Orbene, è stata introdotta una procedura on-line, sono state presentate candidature ed anche condotta una sorta di “campagna elettorale” che ha portato al voto una ampia maggioranza dei ricercatori CNR.
Il risultato è stato che il ministro (Gelmini) ha totalmente ignorato queste indicazioni ed ha nominato altre persone esterne al CNR al consiglio di amministrazione, abbastanza ignote alla comunità scientifica.
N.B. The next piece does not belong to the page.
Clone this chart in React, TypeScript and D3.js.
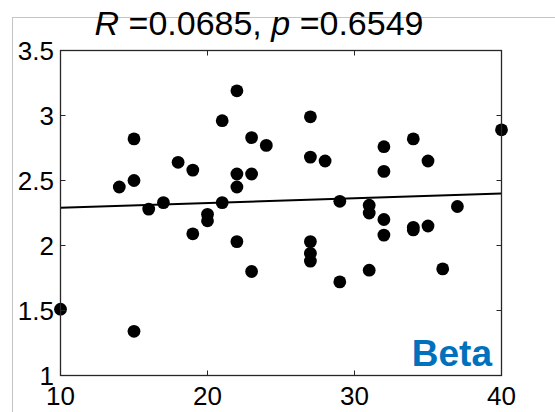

Ovviamente tutto questo senza alcuna parola di obiezione da parte dei vertici del CNR.
Spiace dover dire che la consultazione del consiglio è solo facoltativa e che in almeno un caso nell’ultima tornata di concorsi il parere non è stato richiesto ed i programmi dei candidati sono ancora (a concorso finito e nomina fatta) riservati.